Along with Dunn, though, the suit also names U.S. Immigration Customs and Enforcement and the Corrections Corporation of America — the country’s largest private prison operator, which runs the Hutto facility, for ignoring regulations that should have kept Dunn from driving the women on his own.

“The lawsuit alleges that ICE, Williamson County and CCA were deliberately indifferent and willfully blind to the fact that Dunn and other employees regularly violated the rule that detainees not be transported without another escort officer of the same gender present,” the ACLU said in a statement.

According to the suit, each of the three anonymous women — asylum seekers from Brazil, Guatemala and Eritrea — were being released from the facility after passing “credible fear” interviews, to await a hearing on their cases, when they were assaulted. The women say Dunn pulled over on the way to drop them off at the airport or bus station, groped them, told them to undress and exposed himself to them. Between October 2009 and May 2010, the suit claims, Dunn assaulted six other women too.

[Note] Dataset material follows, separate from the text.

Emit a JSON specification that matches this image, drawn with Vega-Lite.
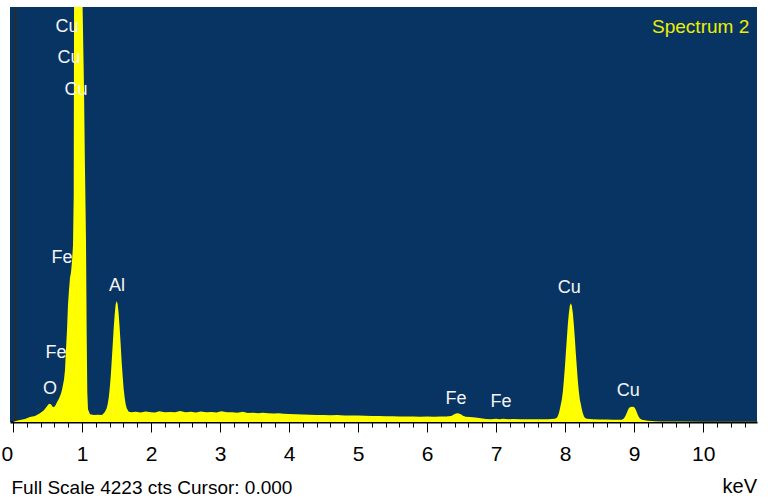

A CCA spokesman was not immediately available to comment on the complaint.

“The long history of rampant sexual abuse at ICE detention centers, coupled with the availability of the same opportunity Dunn exploited in the form of at least 22 documented failures of other male officers to comply with the same policy, supports a reasonable inference that other male escort officers at Hutto engaged in similar abuse,” the suit claims.

The Hutto Detention Center, once a residential center for holding whole families of immigrants, has been plagued by complaints about poor conditions and family separation, and has been an ACLU target in the past. Separate allegations of sexual abuse at the facility even prompted an ICE investigation in 2007.

Bob Libal with Grassroots Leadership — a group that promotes accountability for private prison operators and runs a visitation program to the Hutto facility — said the fact that CCA continues to operate the facility shows what light consequences the country’s largest private prison operators face.

“This is the second time that there’s been an inappropriate sexual event at Hutto, and ICE didn’t cut the contract,” Libal said. “There’s no impact for the company that allowed this to happen.”

After years of campaigning by the ACLU, Grassroots Leadership and other groups, the Hutto facility was converted from a family detention center to a 500-bed facility for women who’ve come to the U.S. seeking asylum.

The suit filed Wednesday in Austin is part of a nationwide effort by the ACLU to uncover records of sexual abuse and call for accountability. The group found more than 200 allegations of sexual abuse in immigrant detention centers across the country from 2007 to 2010 returned from a public records request.

“It is clear there is an urgent need for the government to recognize just how pervasive a problem the sexual abuse of immigration detainees is and take immediate steps to fix the problem and ensure that everyone in the government’s care is protected,” said David Shapiro, staff attorney with the ACLU National Prison Project. “The detainees in immigration detention are a particularly vulnerable population. Even one incident of sexual abuse is one too many.”

The group found 56 allegations of sexual abuse in Texas, far more than the next-highest total, 17 complaints in California.

“It’s pretty disturbing, and pretty telling, that such a high percentage of the sexual assaults happen here in Texas,” Libal said.